*Aim of the exercise:*
Up to and including the line with "const chart = echarts.init(document.getElementById('chart'));", please set down the entries below exactly, starting from the first line.

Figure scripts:
• • • •

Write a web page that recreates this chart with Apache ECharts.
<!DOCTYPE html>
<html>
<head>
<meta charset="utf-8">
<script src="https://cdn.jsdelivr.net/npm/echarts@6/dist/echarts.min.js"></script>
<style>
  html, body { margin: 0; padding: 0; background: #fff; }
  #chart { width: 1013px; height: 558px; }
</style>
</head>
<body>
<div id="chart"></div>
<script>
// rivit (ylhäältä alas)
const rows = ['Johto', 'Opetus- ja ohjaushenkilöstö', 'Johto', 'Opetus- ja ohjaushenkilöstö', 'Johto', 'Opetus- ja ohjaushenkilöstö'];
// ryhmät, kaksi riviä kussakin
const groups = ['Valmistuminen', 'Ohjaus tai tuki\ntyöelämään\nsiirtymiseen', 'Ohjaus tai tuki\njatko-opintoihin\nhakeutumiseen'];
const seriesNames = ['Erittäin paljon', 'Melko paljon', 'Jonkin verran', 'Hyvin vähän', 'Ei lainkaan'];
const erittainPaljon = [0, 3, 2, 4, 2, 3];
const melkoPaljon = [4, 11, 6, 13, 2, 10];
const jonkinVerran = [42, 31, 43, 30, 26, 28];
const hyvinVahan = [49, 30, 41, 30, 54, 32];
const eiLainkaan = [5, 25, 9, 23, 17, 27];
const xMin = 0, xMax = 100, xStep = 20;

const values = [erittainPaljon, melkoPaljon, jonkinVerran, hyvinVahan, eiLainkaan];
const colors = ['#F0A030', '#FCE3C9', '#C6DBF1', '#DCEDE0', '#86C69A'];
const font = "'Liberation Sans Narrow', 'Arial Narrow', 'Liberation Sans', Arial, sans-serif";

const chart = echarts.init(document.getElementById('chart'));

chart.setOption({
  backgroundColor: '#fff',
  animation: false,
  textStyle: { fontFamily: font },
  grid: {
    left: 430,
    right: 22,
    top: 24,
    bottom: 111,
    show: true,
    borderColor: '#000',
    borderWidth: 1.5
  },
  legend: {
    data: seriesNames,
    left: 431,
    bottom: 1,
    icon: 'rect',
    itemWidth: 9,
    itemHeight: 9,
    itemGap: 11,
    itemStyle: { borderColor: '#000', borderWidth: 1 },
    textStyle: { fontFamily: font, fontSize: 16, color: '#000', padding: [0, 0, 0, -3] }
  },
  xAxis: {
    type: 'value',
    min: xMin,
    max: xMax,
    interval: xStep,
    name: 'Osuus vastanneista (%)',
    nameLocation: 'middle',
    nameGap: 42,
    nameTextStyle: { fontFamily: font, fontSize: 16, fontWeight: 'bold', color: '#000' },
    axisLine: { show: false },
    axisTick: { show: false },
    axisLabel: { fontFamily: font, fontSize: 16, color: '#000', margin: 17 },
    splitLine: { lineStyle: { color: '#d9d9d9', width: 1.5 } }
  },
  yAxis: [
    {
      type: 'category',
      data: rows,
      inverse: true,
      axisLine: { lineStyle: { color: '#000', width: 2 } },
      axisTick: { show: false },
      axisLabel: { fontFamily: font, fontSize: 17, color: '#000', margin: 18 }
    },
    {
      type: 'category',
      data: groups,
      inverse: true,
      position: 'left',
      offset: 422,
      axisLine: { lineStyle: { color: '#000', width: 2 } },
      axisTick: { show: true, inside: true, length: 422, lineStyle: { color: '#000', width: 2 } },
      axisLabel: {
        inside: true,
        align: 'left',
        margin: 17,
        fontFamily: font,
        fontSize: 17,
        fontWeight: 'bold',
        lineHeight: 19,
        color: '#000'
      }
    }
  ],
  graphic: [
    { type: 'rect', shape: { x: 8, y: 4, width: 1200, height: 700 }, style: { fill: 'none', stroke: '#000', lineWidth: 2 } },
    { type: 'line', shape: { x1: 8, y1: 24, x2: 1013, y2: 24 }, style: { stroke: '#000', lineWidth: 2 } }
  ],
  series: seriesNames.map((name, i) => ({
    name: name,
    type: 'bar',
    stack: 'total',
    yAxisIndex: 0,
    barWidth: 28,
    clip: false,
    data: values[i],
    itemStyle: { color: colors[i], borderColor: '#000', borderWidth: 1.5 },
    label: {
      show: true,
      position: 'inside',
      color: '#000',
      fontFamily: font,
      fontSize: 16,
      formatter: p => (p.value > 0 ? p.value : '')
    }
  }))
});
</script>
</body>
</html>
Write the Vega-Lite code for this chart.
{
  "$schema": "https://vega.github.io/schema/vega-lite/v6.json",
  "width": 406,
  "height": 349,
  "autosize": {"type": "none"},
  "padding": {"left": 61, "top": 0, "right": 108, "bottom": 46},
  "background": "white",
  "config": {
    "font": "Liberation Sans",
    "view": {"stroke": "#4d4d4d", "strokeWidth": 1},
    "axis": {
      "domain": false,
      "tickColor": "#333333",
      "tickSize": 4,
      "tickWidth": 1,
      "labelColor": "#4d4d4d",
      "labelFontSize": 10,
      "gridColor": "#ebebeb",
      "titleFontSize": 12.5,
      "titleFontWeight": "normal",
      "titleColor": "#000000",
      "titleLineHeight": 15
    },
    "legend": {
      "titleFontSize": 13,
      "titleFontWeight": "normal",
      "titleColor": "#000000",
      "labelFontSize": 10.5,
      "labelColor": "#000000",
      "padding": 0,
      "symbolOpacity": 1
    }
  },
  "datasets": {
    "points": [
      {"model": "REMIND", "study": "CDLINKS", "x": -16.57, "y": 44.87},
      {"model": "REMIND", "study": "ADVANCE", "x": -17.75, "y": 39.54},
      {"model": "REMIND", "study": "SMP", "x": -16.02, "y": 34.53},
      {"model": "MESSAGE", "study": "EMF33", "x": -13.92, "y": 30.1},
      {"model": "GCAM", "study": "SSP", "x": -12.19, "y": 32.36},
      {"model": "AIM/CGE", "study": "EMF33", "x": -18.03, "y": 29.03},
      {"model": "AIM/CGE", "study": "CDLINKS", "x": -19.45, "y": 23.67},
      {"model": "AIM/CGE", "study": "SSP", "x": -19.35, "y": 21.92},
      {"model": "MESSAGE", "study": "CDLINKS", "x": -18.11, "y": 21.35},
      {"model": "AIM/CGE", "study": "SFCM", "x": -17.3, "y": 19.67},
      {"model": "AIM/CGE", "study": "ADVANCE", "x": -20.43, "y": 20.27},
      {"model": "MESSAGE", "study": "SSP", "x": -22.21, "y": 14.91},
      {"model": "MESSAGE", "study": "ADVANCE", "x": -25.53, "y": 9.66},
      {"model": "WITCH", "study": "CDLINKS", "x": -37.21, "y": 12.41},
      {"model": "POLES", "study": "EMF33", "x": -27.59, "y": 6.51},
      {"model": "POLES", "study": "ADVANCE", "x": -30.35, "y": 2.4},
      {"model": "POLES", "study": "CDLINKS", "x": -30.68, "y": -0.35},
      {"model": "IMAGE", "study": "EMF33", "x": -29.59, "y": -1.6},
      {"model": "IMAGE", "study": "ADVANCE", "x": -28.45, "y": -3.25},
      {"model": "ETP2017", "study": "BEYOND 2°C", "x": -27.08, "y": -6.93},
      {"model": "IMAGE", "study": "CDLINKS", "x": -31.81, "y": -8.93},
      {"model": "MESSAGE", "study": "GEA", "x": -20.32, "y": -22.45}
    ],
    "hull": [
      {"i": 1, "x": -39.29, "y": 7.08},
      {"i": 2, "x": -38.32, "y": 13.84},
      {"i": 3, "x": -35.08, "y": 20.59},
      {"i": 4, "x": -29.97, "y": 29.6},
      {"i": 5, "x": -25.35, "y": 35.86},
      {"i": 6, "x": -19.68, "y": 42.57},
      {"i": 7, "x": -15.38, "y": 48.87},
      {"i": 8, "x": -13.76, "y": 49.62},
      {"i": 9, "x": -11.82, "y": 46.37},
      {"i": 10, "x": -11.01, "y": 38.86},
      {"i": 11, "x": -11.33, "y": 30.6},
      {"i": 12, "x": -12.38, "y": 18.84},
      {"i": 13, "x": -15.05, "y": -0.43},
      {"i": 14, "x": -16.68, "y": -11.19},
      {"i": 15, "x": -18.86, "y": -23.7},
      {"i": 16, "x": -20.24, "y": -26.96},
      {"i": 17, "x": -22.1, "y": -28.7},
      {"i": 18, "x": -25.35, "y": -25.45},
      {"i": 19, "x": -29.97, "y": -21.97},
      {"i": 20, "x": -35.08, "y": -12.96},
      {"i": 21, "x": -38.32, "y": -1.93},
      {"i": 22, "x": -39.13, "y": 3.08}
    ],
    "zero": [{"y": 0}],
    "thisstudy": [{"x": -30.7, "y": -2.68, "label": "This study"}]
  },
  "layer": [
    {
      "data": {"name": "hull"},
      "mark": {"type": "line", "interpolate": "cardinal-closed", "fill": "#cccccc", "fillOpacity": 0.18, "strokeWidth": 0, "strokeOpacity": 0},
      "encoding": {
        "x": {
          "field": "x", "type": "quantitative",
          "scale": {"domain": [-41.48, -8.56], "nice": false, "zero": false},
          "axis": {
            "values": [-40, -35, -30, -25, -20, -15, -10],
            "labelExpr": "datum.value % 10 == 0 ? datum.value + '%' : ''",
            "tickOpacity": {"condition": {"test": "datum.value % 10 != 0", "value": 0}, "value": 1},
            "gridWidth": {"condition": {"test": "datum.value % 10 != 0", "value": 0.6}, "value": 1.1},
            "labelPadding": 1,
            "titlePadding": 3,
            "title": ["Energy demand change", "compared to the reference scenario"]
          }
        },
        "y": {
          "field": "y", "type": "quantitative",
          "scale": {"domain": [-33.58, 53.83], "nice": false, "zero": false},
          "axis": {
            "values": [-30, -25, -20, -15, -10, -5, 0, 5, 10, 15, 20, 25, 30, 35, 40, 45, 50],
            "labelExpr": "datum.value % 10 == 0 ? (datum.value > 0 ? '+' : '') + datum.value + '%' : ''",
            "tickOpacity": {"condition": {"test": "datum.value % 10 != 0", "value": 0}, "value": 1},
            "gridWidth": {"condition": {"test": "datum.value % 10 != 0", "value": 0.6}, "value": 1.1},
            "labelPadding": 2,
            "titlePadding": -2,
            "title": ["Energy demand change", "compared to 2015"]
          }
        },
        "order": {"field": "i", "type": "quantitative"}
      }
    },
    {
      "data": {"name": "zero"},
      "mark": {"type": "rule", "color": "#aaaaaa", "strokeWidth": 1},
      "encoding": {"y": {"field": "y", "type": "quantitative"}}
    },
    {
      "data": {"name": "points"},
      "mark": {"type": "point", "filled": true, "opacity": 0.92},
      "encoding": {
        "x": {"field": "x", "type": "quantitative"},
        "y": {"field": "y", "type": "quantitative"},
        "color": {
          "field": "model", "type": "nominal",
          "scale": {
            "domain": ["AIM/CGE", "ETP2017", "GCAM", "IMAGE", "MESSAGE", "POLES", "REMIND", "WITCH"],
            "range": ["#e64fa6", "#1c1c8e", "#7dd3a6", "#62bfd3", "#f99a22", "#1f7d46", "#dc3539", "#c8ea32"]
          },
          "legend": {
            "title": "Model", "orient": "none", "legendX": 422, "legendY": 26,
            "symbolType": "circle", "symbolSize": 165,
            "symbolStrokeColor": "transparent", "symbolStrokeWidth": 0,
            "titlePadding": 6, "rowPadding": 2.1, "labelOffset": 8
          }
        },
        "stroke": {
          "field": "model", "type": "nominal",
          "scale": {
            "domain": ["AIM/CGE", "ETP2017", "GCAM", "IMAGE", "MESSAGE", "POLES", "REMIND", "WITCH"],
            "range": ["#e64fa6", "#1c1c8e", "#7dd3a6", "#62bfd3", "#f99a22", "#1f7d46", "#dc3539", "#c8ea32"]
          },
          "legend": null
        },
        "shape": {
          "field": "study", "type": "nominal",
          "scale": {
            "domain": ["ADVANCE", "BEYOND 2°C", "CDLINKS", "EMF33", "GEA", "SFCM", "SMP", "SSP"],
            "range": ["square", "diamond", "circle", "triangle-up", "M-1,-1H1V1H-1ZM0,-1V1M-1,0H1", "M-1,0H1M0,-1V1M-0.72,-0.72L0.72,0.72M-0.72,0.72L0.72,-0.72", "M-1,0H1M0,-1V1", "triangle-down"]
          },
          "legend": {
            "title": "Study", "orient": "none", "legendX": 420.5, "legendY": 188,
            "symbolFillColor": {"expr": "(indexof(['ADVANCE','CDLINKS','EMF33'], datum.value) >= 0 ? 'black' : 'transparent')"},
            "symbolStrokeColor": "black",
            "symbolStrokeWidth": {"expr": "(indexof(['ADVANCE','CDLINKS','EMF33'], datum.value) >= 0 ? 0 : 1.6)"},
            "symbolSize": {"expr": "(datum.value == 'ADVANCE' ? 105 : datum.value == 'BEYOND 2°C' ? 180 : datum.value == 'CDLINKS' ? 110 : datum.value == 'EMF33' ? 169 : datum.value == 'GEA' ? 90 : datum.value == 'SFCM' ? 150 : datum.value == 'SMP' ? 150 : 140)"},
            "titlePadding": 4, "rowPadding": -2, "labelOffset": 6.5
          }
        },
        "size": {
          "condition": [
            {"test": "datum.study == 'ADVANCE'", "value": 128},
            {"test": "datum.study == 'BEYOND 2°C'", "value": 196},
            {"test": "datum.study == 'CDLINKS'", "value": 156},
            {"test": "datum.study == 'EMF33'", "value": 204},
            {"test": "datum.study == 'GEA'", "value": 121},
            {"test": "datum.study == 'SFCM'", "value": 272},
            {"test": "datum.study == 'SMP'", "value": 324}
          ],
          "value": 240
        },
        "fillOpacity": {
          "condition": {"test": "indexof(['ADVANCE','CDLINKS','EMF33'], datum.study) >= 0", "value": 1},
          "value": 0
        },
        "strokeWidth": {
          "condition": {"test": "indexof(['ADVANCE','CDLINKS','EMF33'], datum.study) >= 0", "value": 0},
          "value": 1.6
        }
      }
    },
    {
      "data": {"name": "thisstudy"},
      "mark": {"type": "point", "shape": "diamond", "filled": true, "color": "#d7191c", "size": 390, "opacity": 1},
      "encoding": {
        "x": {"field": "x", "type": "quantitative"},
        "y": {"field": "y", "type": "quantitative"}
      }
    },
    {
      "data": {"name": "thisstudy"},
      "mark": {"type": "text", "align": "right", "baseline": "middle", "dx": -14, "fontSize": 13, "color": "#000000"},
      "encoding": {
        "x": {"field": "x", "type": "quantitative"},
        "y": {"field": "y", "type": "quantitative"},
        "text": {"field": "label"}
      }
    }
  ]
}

• • • •

*Solution to this task:*
Write a web page that recreates this chart with Apache ECharts.
<!DOCTYPE html>
<html>
<head>
<meta charset="utf-8">
<script src="https://cdn.jsdelivr.net/npm/echarts@6/dist/echarts.min.js"></script>
<style>
  html, body { margin: 0; padding: 0; background: #fff; }
  #chart { width: 1013px; height: 558px; }
</style>
</head>
<body>
<div id="chart"></div>
<script>
// rivit (ylhäältä alas)
const rows = ['Johto', 'Opetus- ja ohjaushenkilöstö', 'Johto', 'Opetus- ja ohjaushenkilöstö', 'Johto', 'Opetus- ja ohjaushenkilöstö'];
// ryhmät, kaksi riviä kussakin
const groups = ['Valmistuminen', 'Ohjaus tai tuki\ntyöelämään\nsiirtymiseen', 'Ohjaus tai tuki\njatko-opintoihin\nhakeutumiseen'];
const seriesNames = ['Erittäin paljon', 'Melko paljon', 'Jonkin verran', 'Hyvin vähän', 'Ei lainkaan'];
const erittainPaljon = [0, 3, 2, 4, 2, 3];
const melkoPaljon = [4, 11, 6, 13, 2, 10];
const jonkinVerran = [42, 31, 43, 30, 26, 28];
const hyvinVahan = [49, 30, 41, 30, 54, 32];
const eiLainkaan = [5, 25, 9, 23, 17, 27];
const xMin = 0, xMax = 100, xStep = 20;

const values = [erittainPaljon, melkoPaljon, jonkinVerran, hyvinVahan, eiLainkaan];
const colors = ['#F0A030', '#FCE3C9', '#C6DBF1', '#DCEDE0', '#86C69A'];
const font = "'Liberation Sans Narrow', 'Arial Narrow', 'Liberation Sans', Arial, sans-serif";

const chart = echarts.init(document.getElementById('chart'));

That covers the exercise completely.